Ele é o homem simples e equilibrado, "em quem não há falsidade" (Jo 1,47). Interessante, do ponto de vista da autenticidade, é também João Batista, que duvida sinceramente da identidade messiânica de Jesus, ainda vivendo segundo o Antigo Testamento. Dele, porém, Jesus diz: "Entre os nascidos de mulher não surgiu outro maior" (Mt 11,11).

A teatralidade enganosa é frequente na vida. Mas no comportamento religioso ela ocorre e se reproduz com mais frequência e de forma mais perigosa. Porque no campo da religião os "ritos" são decisivos. Porque no comportamento religioso o primordial é o "rito", não o "ethos", a ética, a conduta. E "um rito é uma sucessão de ações que, pela estrita observância de regras, se tornam um fim em si mesmas"[11].

Por isso, precisamente por isso, a fiel observância religiosa pode tornar-se- e geralmente se torna - um engano e um perigo. O rito, bem executado, tranquiliza a consciência, mas não melhora o comportamento.

Ao contrário da inquietação que caracteriza a vida do não-hipócrita. Ele não diz o que os outros querem ouvir. Com sua liberdade e coerência, coloca em dificuldade aqueles que se alimentam de aparência interessada e dificilmente cria consenso sincero ao seu redor. O não-hipócrita sente dirigidas, em primeiro lugar para si mesmo, as palavras de Jesus, que considera a hipocrisia como uma categoria (i)moral: “Ai de vós, escribas e fariseus, hipócritas! pois que sois semelhantes aos sepulcros caiados, que por fora realmente parecem formosos, mas interiormente estão cheios de ossos de mortos e de toda a imundícia”. (Mt 23,27).

A cara do Filho

Alain de Lille, monge cisterciense que viveu no início do século XIII, comparava os hipócritas aos avestruzes: têm um corpo grande, cheio de penas e também têm asas, mas, por serem pesados, não podem voar; assim o hipócrita que, segundo ele, parece ter tantas virtudes que se assemelha aos santos, mas não sabe voar para Deus[12]. Muito resumidamente, o hipócrita usa as palavras dos santos, mas não tem a sua vida; seu empenho não é oferecer-se a Deus, mas expor-se à vista dos homens[13].

O ministério sagrado é o oposto da hipocrisia.

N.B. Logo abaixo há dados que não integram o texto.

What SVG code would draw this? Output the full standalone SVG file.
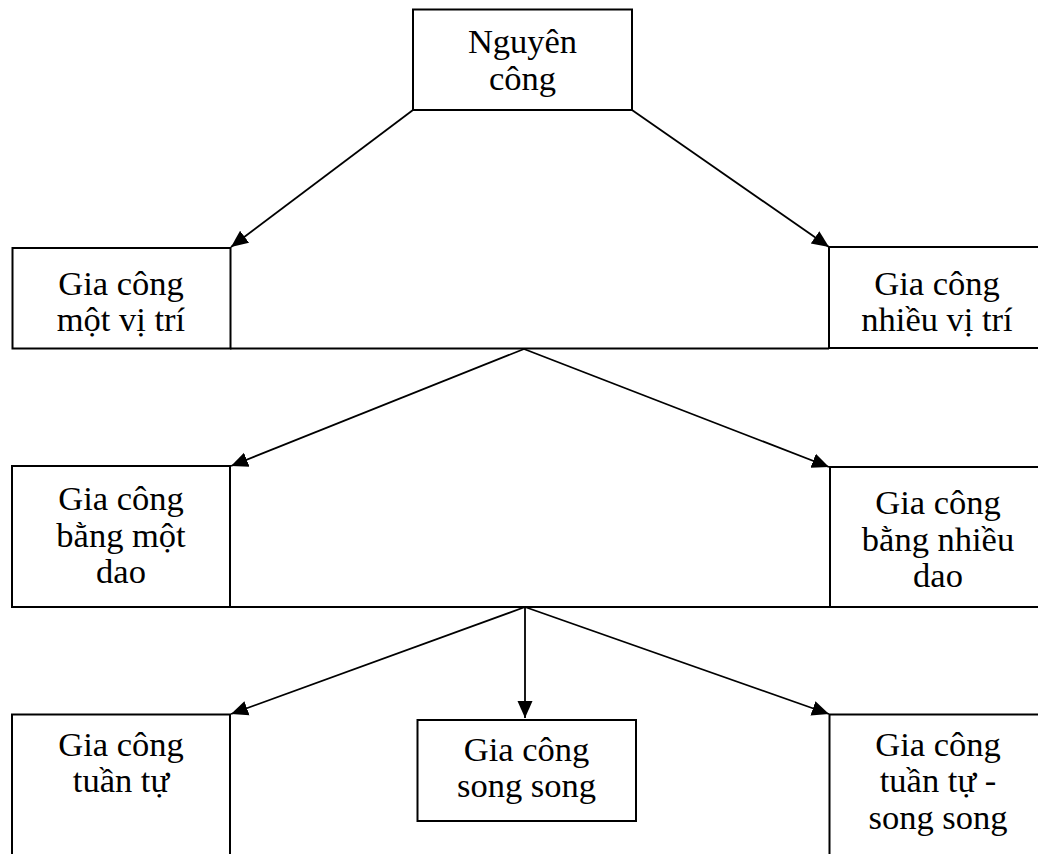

O trabalho de um bom ator é representar bem o personagem que ele interpreta; quanto melhor for, de fato, melhor sabe fazê-lo, escondendo a si mesmo. O cristão, pelo contrário, nunca transforma a sua numa apresentação teatral, mas empenha-se em torná-la vida real.

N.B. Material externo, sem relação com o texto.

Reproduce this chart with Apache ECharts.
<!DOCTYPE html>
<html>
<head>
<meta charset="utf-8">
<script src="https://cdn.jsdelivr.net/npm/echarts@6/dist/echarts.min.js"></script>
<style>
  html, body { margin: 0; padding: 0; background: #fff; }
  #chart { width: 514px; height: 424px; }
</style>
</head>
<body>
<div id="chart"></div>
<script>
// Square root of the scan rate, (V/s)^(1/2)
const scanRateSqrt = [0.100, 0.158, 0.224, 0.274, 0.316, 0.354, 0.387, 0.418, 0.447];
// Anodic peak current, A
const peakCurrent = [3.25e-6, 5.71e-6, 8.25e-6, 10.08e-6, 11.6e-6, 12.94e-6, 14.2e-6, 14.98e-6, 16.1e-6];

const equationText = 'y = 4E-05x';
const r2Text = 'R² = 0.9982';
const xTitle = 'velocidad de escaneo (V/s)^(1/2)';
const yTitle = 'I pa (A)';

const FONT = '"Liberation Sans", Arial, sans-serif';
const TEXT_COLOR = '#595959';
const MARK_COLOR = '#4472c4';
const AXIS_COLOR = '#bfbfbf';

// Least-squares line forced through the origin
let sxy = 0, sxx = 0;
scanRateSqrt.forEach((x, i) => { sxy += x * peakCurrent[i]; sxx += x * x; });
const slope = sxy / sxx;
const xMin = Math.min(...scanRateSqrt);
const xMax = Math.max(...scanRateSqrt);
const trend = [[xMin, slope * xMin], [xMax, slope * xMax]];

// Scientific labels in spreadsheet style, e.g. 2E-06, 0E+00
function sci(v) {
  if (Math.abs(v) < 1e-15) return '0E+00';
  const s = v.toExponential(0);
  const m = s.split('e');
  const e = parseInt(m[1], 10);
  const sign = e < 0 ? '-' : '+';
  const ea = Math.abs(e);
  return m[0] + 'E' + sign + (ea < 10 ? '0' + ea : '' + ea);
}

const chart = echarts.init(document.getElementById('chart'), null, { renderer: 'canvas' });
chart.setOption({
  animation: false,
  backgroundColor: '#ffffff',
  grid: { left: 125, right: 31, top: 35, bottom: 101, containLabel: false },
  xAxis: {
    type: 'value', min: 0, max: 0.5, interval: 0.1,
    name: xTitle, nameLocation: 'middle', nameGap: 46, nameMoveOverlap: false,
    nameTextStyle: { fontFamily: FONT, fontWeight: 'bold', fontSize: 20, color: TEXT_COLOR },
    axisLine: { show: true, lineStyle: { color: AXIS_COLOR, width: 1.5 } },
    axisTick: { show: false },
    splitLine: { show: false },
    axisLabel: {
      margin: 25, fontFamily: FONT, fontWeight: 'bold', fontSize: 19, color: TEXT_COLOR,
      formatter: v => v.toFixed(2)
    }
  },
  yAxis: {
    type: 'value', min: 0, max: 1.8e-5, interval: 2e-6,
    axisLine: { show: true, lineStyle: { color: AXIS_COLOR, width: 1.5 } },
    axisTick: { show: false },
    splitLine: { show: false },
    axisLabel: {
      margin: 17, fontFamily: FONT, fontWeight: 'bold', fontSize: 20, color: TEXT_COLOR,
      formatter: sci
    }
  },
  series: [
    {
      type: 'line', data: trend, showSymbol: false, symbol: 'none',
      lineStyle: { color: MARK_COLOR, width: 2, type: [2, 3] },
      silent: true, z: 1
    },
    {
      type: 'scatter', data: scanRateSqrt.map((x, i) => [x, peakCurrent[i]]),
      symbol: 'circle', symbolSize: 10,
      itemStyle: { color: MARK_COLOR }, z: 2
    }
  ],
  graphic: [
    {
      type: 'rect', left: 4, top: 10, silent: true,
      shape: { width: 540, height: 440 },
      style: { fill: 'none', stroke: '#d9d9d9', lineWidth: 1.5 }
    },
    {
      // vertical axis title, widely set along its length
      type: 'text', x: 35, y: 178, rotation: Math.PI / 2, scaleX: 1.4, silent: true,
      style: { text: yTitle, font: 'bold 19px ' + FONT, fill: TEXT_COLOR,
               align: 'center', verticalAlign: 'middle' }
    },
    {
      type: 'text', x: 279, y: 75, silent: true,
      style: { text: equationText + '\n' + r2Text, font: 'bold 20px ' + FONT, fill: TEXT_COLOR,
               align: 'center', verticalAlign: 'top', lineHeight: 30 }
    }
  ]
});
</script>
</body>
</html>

Os ministros ordenados são chamados a mostrar o rosto de Cristo: esse é o significado do agere in persona Christi. Essa não é a máscara usada em alguns momentos de suas vidas, um truque que dura o tempo de um rito litúrgico. Mas a verdade de sua vida todos os dias.

Notas

[1] Cfr. H. Giesen, Christliches Handeln. Eine redaktionskritische Untersuchung zum “diakonische” Begriff in Mattheusevangelium – EHS XXIII – 181, Frankfurt am M, 1982, 216-219).

[2] Francisco, audiência em 25 de agosto de 2021.

[3] Cfr. Cf. M. Landi, “Tutto al suo conto”. Don Lorenzo Milani con Dio e con l’uomo, San Paolo, Cinisello Balsamo (MI), 2023, p. 47

[4] Cf. L. Milani Tutte le opere, Mondadori, Milão 2017, pp. 683-695.

[5] Cf. C. Mandia, L’ipocrisia. Il fariseismo ieri e oggi, Moralcchi Editore U.P., 2019, p. 10.

[6] Dante, Inferno, XI, 58-60.

[7] Bento XVI, Luz do mundo, LEV, Cidade do Vaticano, 2010, (or. it. p. 162).

[8] Francisco, Deus é jovem, Piemme, Milão, 2018, (or.it. p. 78-79, 107-108).

[9] Cf. Homero, Ilíada, IX, 312-313.

[10] Francisco, Encontro com sacerdotes, religiosos, seminaristas do seminário regional e diáconos permanentes, Bolonha, 1 de outubro de 2017.

[11] G. Theissen, La religione dei primi cristiani, Claudiana, Turim 2004, p. 162.

[12] Cf . Distinct. Dict. Theol. H: PL 210, 810.

[13] Cf. Isidoro de Sevilha, Sententiae XXIV, 1-2: PL 83, 699.